One-minute reset every evening. When you change into pajamas, take 60 seconds to return any shelf items to their lane. That is it. You do not need to refold perfectly. Just put the shirt back in its divider lane. Vertical folding means you can drop it in without precision. The divider does the organizing for you.

Ten-minute weekly tidy. Once a week, spend ten minutes on your shelves. Pull out anything that does not belong. Re-fold items that have shifted. Check the buffer zone — if it is full, it is time to rotate seasonal items to off-season storage.

Seasonal reset (twice a year). In April and October, do a full shelf audit. Move off-season items to storage bins or the top shelf. Bring current-season items to eye level. This takes 30 minutes. It prevents the slow creep of items that no longer fit your life.
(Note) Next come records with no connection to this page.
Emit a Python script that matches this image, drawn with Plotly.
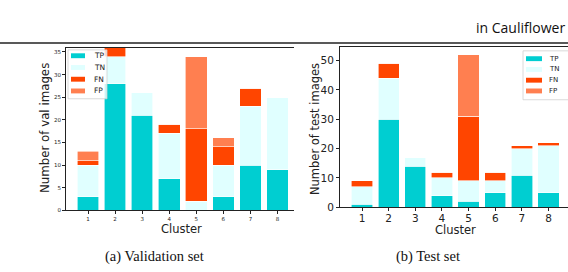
import plotly.graph_objects as go

W, H = 568, 272

clusters = [1, 2, 3, 4, 5, 6, 7, 8]
series = ["TP", "TN", "FN", "FP"]
colors = {"TP": "#00CED1", "TN": "#E0FFFF", "FN": "#FF4500", "FP": "#FF7F50"}

# Validation set counts
val_tp = [3, 28, 21, 7, 0, 3, 10, 9]
val_tn = [7, 6, 5, 10, 2, 7, 13, 16]
val_fn = [1, 2, 0, 2, 16, 4, 4, 0]
val_fp = [2, 0, 0, 0, 16, 2, 0, 0]

# Test set counts
test_tp = [1, 30, 14, 4, 2, 5, 11, 5]
test_tn = [6, 14, 3, 6, 7, 4, 9, 16]
test_fn = [2, 5, 0, 2, 22, 3, 1, 1]
test_fp = [0, 0, 0, 0, 21, 0, 0, 0]

val = {"TP": val_tp, "TN": val_tn, "FN": val_fn, "FP": val_fp}
test = {"TP": test_tp, "TN": test_tn, "FN": test_fn, "FP": test_fp}

def px_x(x):
    return x / W

def px_y(y):
    return 1 - y / H

fig = go.Figure()

for name in series:
    fig.add_trace(go.Bar(x=clusters, y=val[name], name=name, width=0.8,
                         marker=dict(color=colors[name], line=dict(color="white", width=0.6)),
                         xaxis="x", yaxis="y", showlegend=False))
for name in series:
    fig.add_trace(go.Bar(x=clusters, y=test[name], name=name, width=0.8,
                         marker=dict(color=colors[name], line=dict(color="white", width=0.6)),
                         xaxis="x2", yaxis="y2", showlegend=False))

axis_common = dict(showline=True, linecolor="#222", linewidth=1, ticks="outside",
                   tickcolor="#222", ticklen=3, tickwidth=0.8, showgrid=False, zeroline=False)

fig.update_layout(
    width=W, height=H, margin=dict(l=0, r=0, t=0, b=0),
    plot_bgcolor="white", paper_bgcolor="white", barmode="stack",
    font=dict(family="DejaVu Sans", color="#222"),
    xaxis=dict(domain=[px_x(66), px_x(294)], range=[0.187, 8.61], tickvals=clusters,
               tickfont=dict(size=5.5), mirror=True, anchor="y", **axis_common),
    yaxis=dict(domain=[px_y(215), px_y(49)], range=[0, 35.9], tickvals=list(range(0, 36, 5)),
               tickfont=dict(size=5.5), anchor="x", **axis_common),
    xaxis2=dict(domain=[px_x(340), 1.0], range=[0.174, 8.73], tickvals=clusters,
                tickfont=dict(size=10.5), mirror=True, anchor="y2", ticklabelstandoff=-2,
                **axis_common),
    yaxis2=dict(domain=[px_y(212), px_y(48)], range=[0, 54.6], tickvals=list(range(0, 51, 10)),
                tickfont=dict(size=10.5), anchor="x2", **axis_common),
)

ann = []
shapes = []

def text(t, x, y, size, family="DejaVu Sans", color="#222", angle=0, xanchor="center"):
    ann.append(dict(text=t, x=px_x(x), y=px_y(y), xref="paper", yref="paper",
                    xanchor=xanchor, yanchor="middle", showarrow=False, textangle=angle,
                    font=dict(size=size, family=family, color=color)))

# axis titles
text("Cluster", 181, 234, 11.5)
text("Number of val images", 45, 131, 11.8, angle=-90)
text("Cluster", 455, 235, 11.5)
text("Number of test images", 315, 132, 11.5, angle=-90)

# captions
text("(a) Validation set", 154, 262, 14.5, family="Liberation Serif", color="#111")
text("(b) Test set", 428, 262, 14.5, family="Liberation Serif", color="#111")

# page header text and rule
text("in Cauliflower", 567, 28, 14, family="Open Sans", color="#111", xanchor="right")
shapes.append(dict(type="line", xref="paper", yref="paper", x0=0, x1=1, y0=px_y(44), y1=px_y(44),
                   line=dict(color="#222", width=1.6)))

# legends
def legend(box, sw_x, txt_x, ys, fsize):
    x0, y0, x1, y1 = box
    shapes.append(dict(type="rect", xref="paper", yref="paper", x0=px_x(x0), x1=px_x(x1),
                       y0=px_y(y1), y1=px_y(y0), fillcolor="rgba(255,255,255,0.8)",
                       line=dict(color="#d0d0d0", width=0.8)))
    for name, yc in zip(series, ys):
        shapes.append(dict(type="rect", xref="paper", yref="paper", x0=px_x(sw_x[0]), x1=px_x(sw_x[1]),
                           y0=px_y(yc + 2.5), y1=px_y(yc - 2.5), fillcolor=colors[name],
                           line=dict(width=0)))
        text(name, txt_x, yc, fsize, xanchor="left")

legend((68, 51, 107, 101), (71, 85), 92, [57, 69, 81, 93], 7.5)
legend((523, 52, 570, 102), (526, 542), 547, [60, 71, 82, 93], 7)

fig.update_layout(annotations=ann, shapes=shapes)

page_css = (
    "var de=document.documentElement, b=document.body;"
    "[de,b].forEach(function(e){e.style.margin='0';e.style.padding='0';"
    "e.style.overflow='hidden';e.style.height='272px';e.style.width='568px';});"
    "Array.prototype.forEach.call(b.children,function(c){c.style.lineHeight='0';c.style.fontSize='0';});"
)
fig.write_html("out.html", config={"displayModeBar": False}, post_script=page_css)
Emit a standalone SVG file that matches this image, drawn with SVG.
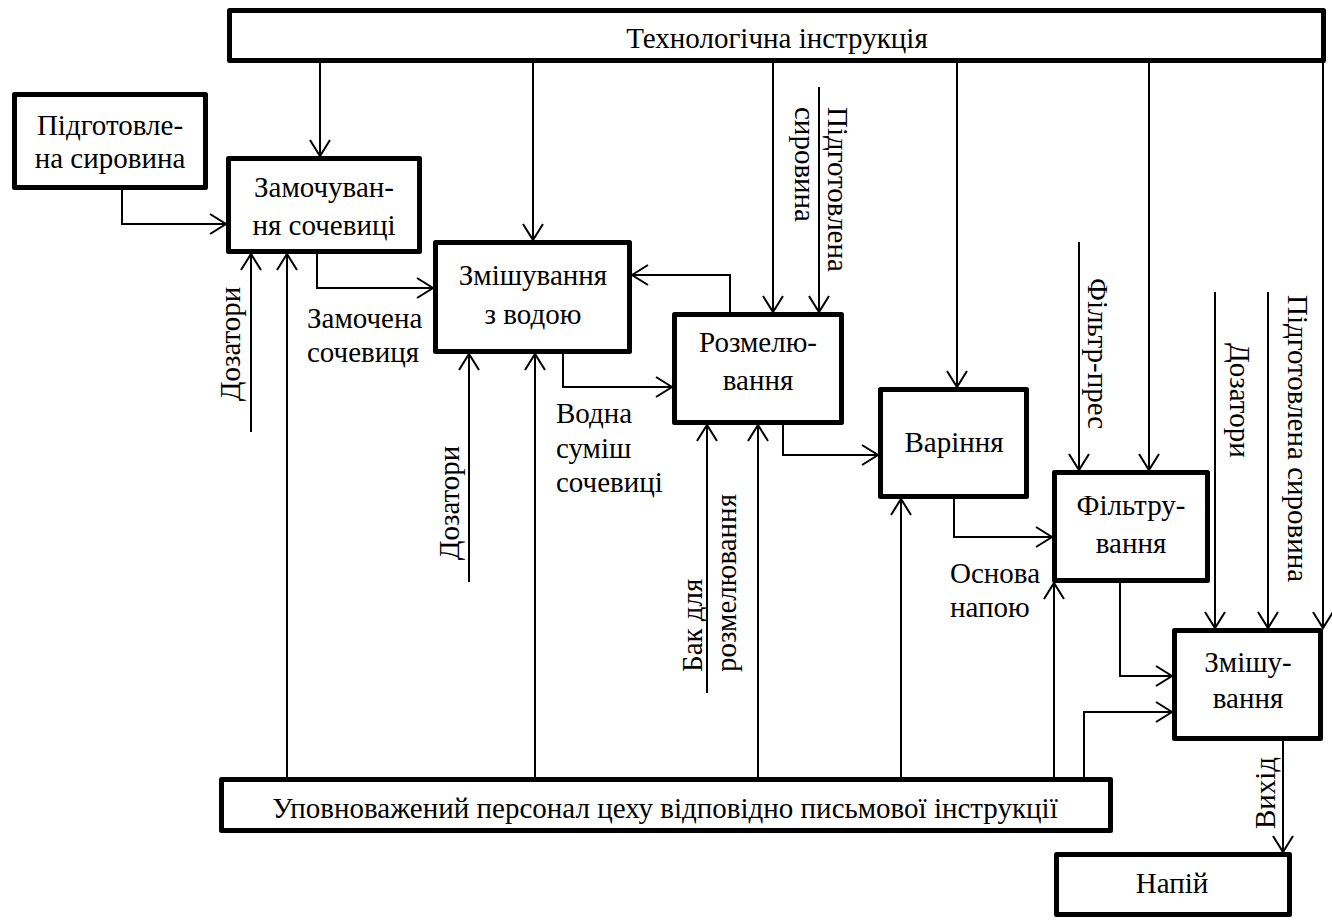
<svg xmlns="http://www.w3.org/2000/svg" width="1332" height="920" viewBox="0 0 1332 920" font-family="'Liberation Serif', 'Times New Roman', 'DejaVu Serif', serif">
<style>
.box{fill:#fff;stroke:#000;stroke-width:5;stroke-linejoin:round}
.ar{fill:none;stroke:#000;stroke-width:2;marker-end:url(#arr)}
text{font-family:'Liberation Serif','Times New Roman','DejaVu Serif',serif;font-size:29px;font-weight:normal;fill:#000}
.c{text-anchor:middle}
</style>
<defs>
<marker id="arr" markerWidth="20" markerHeight="24" refX="18" refY="12" orient="auto" markerUnits="userSpaceOnUse">
<path d="M2,2 L18,12 L2,22" fill="none" stroke="#000" stroke-width="2"/>
</marker>
</defs>
<g id="connectors">
<path class="ar" d="M320,63 V156"/>
<path class="ar" d="M122,190 V224 H226"/>
<path class="ar" d="M317,254 V288 H433"/>
<path class="ar" d="M251,432 V254"/>
<path class="ar" d="M287,777 V254"/>
<path class="ar" d="M533,63 V240"/>
<path class="ar" d="M730,312 V275 H632"/>
<path class="ar" d="M773,63 V312"/>
<path class="ar" d="M819,87 V312"/>
<path class="ar" d="M563,354 V387 H672"/>
<path class="ar" d="M469,582 V354"/>
<path class="ar" d="M535,777 V354"/>
<path class="ar" d="M707,693 V425"/>
<path class="ar" d="M758,777 V425"/>
<path class="ar" d="M783,425 V455 H878"/>
<path class="ar" d="M957,63 V387"/>
<path class="ar" d="M901,777 V499"/>
<path class="ar" d="M954,499 V537 H1052"/>
<path class="ar" d="M1079,242 V470"/>
<path class="ar" d="M1149,63 V470"/>
<path class="ar" d="M1054,777 V583"/>
<path class="ar" d="M1120,583 V676 H1172"/>
<path class="ar" d="M1215,292 V628"/>
<path class="ar" d="M1268,292 V628"/>
<path class="ar" d="M1323,63 V628"/>
<path class="ar" d="M1084,777 V712 H1172"/>
<path class="ar" d="M1283,741 V852"/>
</g>
<g id="labels" font-family="'Liberation Serif', serif">
<text transform="translate(240,344) rotate(-90)" class="c">Дозатори</text>
<text x="307" y="328">Замочена</text>
<text x="307" y="362">сочевиця</text>
<text transform="translate(459,503) rotate(-90)" class="c">Дозатори</text>
<text x="556" y="423">Водна</text>
<text x="556" y="458">суміш</text>
<text x="556" y="492">сочевиці</text>
<text transform="translate(795,107) rotate(90)">сировина</text>
<text transform="translate(828,107) rotate(90)">Підготовлена</text>
<text transform="translate(702,672) rotate(-90)">Бак для</text>
<text transform="translate(736,672) rotate(-90)">розмелювання</text>
<text x="950" y="583">Основа</text>
<text x="950" y="617">напою</text>
<text transform="translate(1088,278) rotate(90)">Фільтр-прес</text>
<text transform="translate(1230,343) rotate(90)">Дозатори</text>
<text transform="translate(1288,295) rotate(90)">Підготовлена сировина</text>
<text transform="translate(1275,793) rotate(-90)" class="c">Вихід</text>
</g>
<g id="top">
<rect class="box" x="229.5" y="10.5" width="1094" height="50"/>
<text x="777" y="48" class="c">Технологічна інструкція</text>
</g>
<g id="raw">
<rect class="box" x="14.5" y="94.5" width="191" height="93"/>
<text x="110" y="135" class="c">Підготовле-</text>
<text x="110" y="168" class="c">на сировина</text>
</g>
<g id="soak">
<rect class="box" x="228.5" y="158.5" width="191" height="93"/>
<text x="324" y="197" class="c">Замочуван-</text>
<text x="324" y="235" class="c">ня сочевиці</text>
</g>
<g id="mixwater">
<rect class="box" x="435.5" y="242.5" width="194" height="109"/>
<text x="533" y="285" class="c">Змішування</text>
<text x="533" y="324" class="c">з водою</text>
</g>
<g id="grind">
<rect class="box" x="674.5" y="314.5" width="167" height="108"/>
<text x="758" y="352" class="c">Розмелю-</text>
<text x="758" y="390" class="c">вання</text>
</g>
<g id="boil">
<rect class="box" x="880.5" y="389.5" width="146" height="107"/>
<text x="954" y="452" class="c">Варіння</text>
</g>
<g id="filter">
<rect class="box" x="1054.5" y="472.5" width="153" height="108"/>
<text x="1131" y="515" class="c">Фільтру-</text>
<text x="1131" y="553" class="c">вання</text>
</g>
<g id="mix">
<rect class="box" x="1174.5" y="630.5" width="146" height="108"/>
<text x="1248" y="672" class="c">Змішу-</text>
<text x="1248" y="708" class="c">вання</text>
</g>
<g id="drink">
<rect class="box" x="1056.5" y="854.5" width="233" height="60"/>
<text x="1172" y="893" class="c">Напій</text>
</g>
<g id="staff">
<rect class="box" x="221.5" y="779.5" width="889" height="51"/>
<text x="665" y="818" class="c">Уповноважений персонал цеху відповідно письмової інструкції</text>
</g>
</svg>
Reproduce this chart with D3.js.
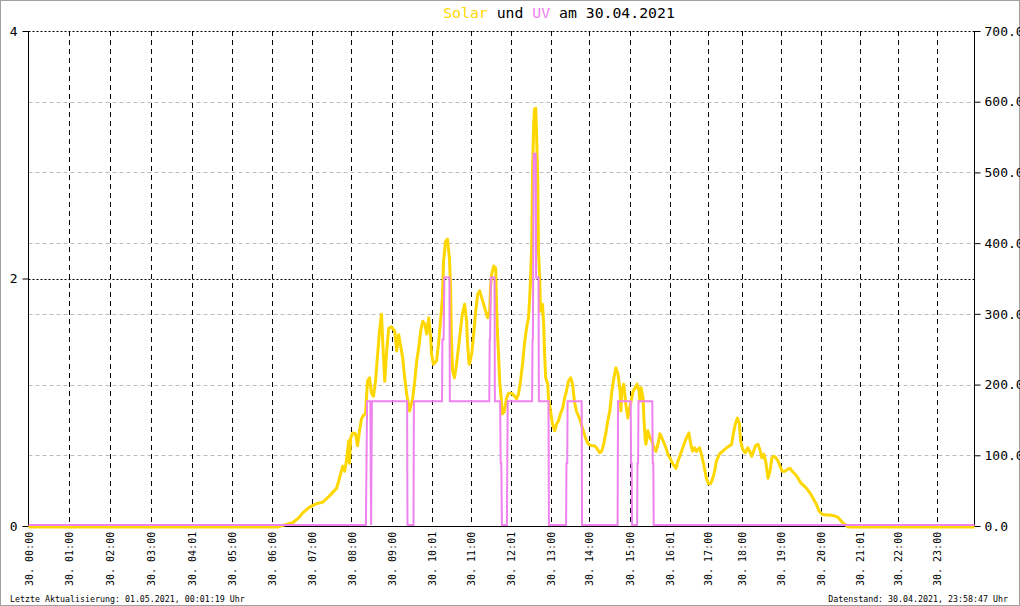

That is the entire maintenance plan. One minute daily. Ten minutes weekly. Thirty minutes twice a year. If a system requires more than this, it is not a system — it is a hobby.

The Verdict: Shelves Work When You Stop Fighting Human Nature

Most closet organization advice assumes you will behave like a robot. You will fold perfectly. You will never buy new clothes. You will never be tired. That is not how people live.

A shelf system that works accepts your actual behavior. It uses vertical folding so you can grab one item without destroying the stack. It uses dividers so categories do not bleed into each other. It keeps a buffer zone so new purchases do not break the system. And it reserves shelves for medium-frequency items, putting high-frequency items on hangers and delicate items on padded hangers.

The single most important takeaway: a $24 set of shelf dividers and a commitment to vertical folding will keep your shelves organized longer than any $200 bin system ever will.